§ WHAT IS BEING ASKED:
Reproduce the listing exactly and skip over any pictures.

++++++++++++++++++++

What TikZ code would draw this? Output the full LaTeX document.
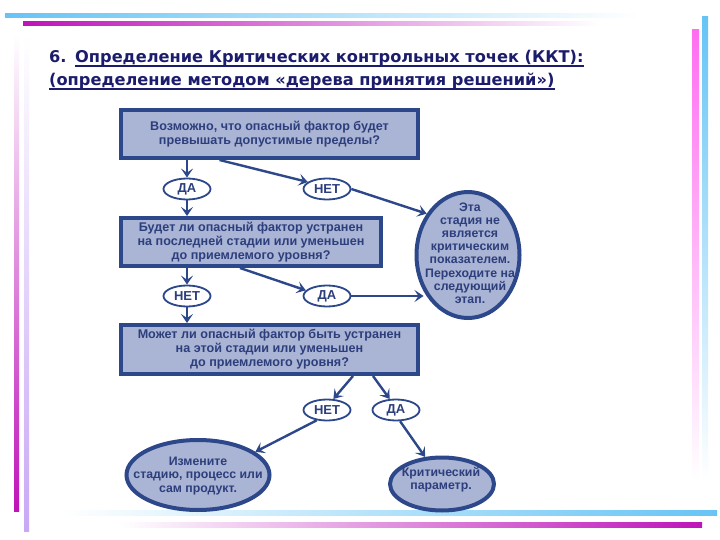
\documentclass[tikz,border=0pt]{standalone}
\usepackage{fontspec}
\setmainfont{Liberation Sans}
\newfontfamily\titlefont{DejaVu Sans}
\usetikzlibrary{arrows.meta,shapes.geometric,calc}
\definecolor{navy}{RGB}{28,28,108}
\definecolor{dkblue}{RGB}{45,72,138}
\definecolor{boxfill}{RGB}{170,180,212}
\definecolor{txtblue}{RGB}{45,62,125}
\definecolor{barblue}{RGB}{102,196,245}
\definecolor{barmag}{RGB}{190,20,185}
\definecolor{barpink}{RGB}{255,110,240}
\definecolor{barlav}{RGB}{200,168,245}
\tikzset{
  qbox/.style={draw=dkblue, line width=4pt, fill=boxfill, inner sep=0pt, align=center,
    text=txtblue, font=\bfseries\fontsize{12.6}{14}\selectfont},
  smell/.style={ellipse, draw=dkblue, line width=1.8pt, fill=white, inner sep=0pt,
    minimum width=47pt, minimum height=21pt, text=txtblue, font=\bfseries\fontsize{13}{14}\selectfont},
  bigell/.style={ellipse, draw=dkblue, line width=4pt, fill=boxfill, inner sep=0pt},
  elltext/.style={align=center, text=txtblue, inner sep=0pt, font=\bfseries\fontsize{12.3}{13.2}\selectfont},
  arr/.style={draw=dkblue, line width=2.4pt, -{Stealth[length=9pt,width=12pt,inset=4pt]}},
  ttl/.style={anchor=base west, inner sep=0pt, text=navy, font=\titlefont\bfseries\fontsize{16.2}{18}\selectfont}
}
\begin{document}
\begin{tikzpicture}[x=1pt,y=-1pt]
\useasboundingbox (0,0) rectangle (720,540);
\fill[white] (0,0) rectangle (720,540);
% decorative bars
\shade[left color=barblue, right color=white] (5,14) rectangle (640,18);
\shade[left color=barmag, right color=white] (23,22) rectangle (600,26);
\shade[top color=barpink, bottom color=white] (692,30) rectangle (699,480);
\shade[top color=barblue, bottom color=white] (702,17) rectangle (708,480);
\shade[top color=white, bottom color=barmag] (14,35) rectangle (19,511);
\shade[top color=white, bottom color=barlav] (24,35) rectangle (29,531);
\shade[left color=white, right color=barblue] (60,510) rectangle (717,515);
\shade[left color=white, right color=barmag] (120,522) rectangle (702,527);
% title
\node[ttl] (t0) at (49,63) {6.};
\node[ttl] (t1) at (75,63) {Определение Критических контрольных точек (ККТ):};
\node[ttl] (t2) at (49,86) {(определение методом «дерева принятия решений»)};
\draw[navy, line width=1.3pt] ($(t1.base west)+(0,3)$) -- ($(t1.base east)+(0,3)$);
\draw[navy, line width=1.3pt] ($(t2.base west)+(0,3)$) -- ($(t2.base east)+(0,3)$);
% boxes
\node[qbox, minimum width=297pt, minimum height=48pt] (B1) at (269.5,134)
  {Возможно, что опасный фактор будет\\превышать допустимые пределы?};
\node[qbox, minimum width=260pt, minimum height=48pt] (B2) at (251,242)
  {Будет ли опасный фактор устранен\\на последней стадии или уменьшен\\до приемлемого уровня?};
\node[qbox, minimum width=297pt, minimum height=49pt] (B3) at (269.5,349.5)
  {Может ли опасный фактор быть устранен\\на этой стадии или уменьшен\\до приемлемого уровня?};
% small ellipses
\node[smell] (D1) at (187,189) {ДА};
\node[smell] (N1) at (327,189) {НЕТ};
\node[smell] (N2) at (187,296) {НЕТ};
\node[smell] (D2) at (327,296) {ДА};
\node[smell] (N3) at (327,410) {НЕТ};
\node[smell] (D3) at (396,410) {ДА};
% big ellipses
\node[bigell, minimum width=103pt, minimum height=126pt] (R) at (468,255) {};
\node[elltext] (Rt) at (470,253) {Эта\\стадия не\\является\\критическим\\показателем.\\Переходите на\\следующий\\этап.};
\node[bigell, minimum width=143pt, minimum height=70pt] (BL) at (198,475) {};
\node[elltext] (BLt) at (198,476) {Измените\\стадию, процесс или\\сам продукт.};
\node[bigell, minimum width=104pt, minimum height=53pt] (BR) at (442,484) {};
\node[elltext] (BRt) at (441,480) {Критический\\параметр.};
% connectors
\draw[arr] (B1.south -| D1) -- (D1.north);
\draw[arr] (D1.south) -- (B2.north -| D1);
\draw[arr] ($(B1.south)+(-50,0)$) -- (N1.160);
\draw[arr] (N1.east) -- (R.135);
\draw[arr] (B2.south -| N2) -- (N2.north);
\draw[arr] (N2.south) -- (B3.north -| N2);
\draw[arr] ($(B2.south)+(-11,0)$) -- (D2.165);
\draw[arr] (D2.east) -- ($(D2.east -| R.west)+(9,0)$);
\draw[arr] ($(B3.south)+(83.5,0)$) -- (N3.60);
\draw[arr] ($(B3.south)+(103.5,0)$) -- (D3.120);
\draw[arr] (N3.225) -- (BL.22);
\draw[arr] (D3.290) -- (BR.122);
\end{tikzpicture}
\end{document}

++++++++++++++++++++

§ RESULT OF THIS TASK:
What TikZ code would draw this? Output the full LaTeX document.
\documentclass[tikz,border=0pt]{standalone}
\usepackage{fontspec}
\setmainfont{Liberation Sans}
\newfontfamily\titlefont{DejaVu Sans}
\usetikzlibrary{arrows.meta,shapes.geometric,calc}
\definecolor{navy}{RGB}{28,28,108}
\definecolor{dkblue}{RGB}{45,72,138}
\definecolor{boxfill}{RGB}{170,180,212}
\definecolor{txtblue}{RGB}{45,62,125}
\definecolor{barblue}{RGB}{102,196,245}
\definecolor{barmag}{RGB}{190,20,185}
\definecolor{barpink}{RGB}{255,110,240}
\definecolor{barlav}{RGB}{200,168,245}
\tikzset{
  qbox/.style={draw=dkblue, line width=4pt, fill=boxfill, inner sep=0pt, align=center,
    text=txtblue, font=\bfseries\fontsize{12.6}{14}\selectfont},
  smell/.style={ellipse, draw=dkblue, line width=1.8pt, fill=white, inner sep=0pt,
    minimum width=47pt, minimum height=21pt, text=txtblue, font=\bfseries\fontsize{13}{14}\selectfont},
  bigell/.style={ellipse, draw=dkblue, line width=4pt, fill=boxfill, inner sep=0pt},
  elltext/.style={align=center, text=txtblue, inner sep=0pt, font=\bfseries\fontsize{12.3}{13.2}\selectfont},
  arr/.style={draw=dkblue, line width=2.4pt, -{Stealth[length=9pt,width=12pt,inset=4pt]}},
  ttl/.style={anchor=base west, inner sep=0pt, text=navy, font=\titlefont\bfseries\fontsize{16.2}{18}\selectfont}
}
\begin{document}
\begin{tikzpicture}[x=1pt,y=-1pt]
\useasboundingbox (0,0) rectangle (720,540);
\fill[white] (0,0) rectangle (720,540);
% decorative bars
\shade[left color=barblue, right color=white] (5,14) rectangle (640,18);
\shade[left color=barmag, right color=white] (23,22) rectangle (600,26);
\shade[top color=barpink, bottom color=white] (692,30) rectangle (699,480);
\shade[top color=barblue, bottom color=white] (702,17) rectangle (708,480);
\shade[top color=white, bottom color=barmag] (14,35) rectangle (19,511);
\shade[top color=white, bottom color=barlav] (24,35) rectangle (29,531);
\shade[left color=white, right color=barblue] (60,510) rectangle (717,515);
\shade[left color=white, right color=barmag] (120,522) rectangle (702,527);
% title
\node[ttl] (t0) at (49,63) {6.};
\node[ttl] (t1) at (75,63) {Определение Критических контрольных точек (ККТ):};
\node[ttl] (t2) at (49,86) {(определение методом «дерева принятия решений»)};
\draw[navy, line width=1.3pt] ($(t1.base west)+(0,3)$) -- ($(t1.base east)+(0,3)$);
\draw[navy, line width=1.3pt] ($(t2.base west)+(0,3)$) -- ($(t2.base east)+(0,3)$);
% boxes
\node[qbox, minimum width=297pt, minimum height=48pt] (B1) at (269.5,134)
  {Возможно, что опасный фактор будет\\превышать допустимые пределы?};
\node[qbox, minimum width=260pt, minimum height=48pt] (B2) at (251,242)
  {Будет ли опасный фактор устранен\\на последней стадии или уменьшен\\до приемлемого уровня?};
\node[qbox, minimum width=297pt, minimum height=49pt] (B3) at (269.5,349.5)
  {Может ли опасный фактор быть устранен\\на этой стадии или уменьшен\\до приемлемого уровня?};
% small ellipses
\node[smell] (D1) at (187,189) {ДА};
\node[smell] (N1) at (327,189) {НЕТ};
\node[smell] (N2) at (187,296) {НЕТ};
\node[smell] (D2) at (327,296) {ДА};
\node[smell] (N3) at (327,410) {НЕТ};
\node[smell] (D3) at (396,410) {ДА};
% big ellipses
\node[bigell, minimum width=103pt, minimum height=126pt] (R) at (468,255) {};
\node[elltext] (Rt) at (470,253) {Эта\\стадия не\\является\\критическим\\показателем.\\Переходите на\\следующий\\этап.};
\node[bigell, minimum width=143pt, minimum height=70pt] (BL) at (198,475) {};
\node[elltext] (BLt) at (198,476) {Измените\\стадию, процесс или\\сам продукт.};
\node[bigell, minimum width=104pt, minimum height=53pt] (BR) at (442,484) {};
\node[elltext] (BRt) at (441,480) {Критический\\параметр.};
% connectors
\draw[arr] (B1.south -| D1) -- (D1.north);
\draw[arr] (D1.south) -- (B2.north -| D1);
\draw[arr] ($(B1.south)+(-50,0)$) -- (N1.160);
\draw[arr] (N1.east) -- (R.135);
\draw[arr] (B2.south -| N2) -- (N2.north);
\draw[arr] (N2.south) -- (B3.north -| N2);
\draw[arr] ($(B2.south)+(-11,0)$) -- (D2.165);
\draw[arr] (D2.east) -- ($(D2.east -| R.west)+(9,0)$);
\draw[arr] ($(B3.south)+(83.5,0)$) -- (N3.60);
\draw[arr] ($(B3.south)+(103.5,0)$) -- (D3.120);
\draw[arr] (N3.225) -- (BL.22);
\draw[arr] (D3.290) -- (BR.122);
\end{tikzpicture}
\end{document}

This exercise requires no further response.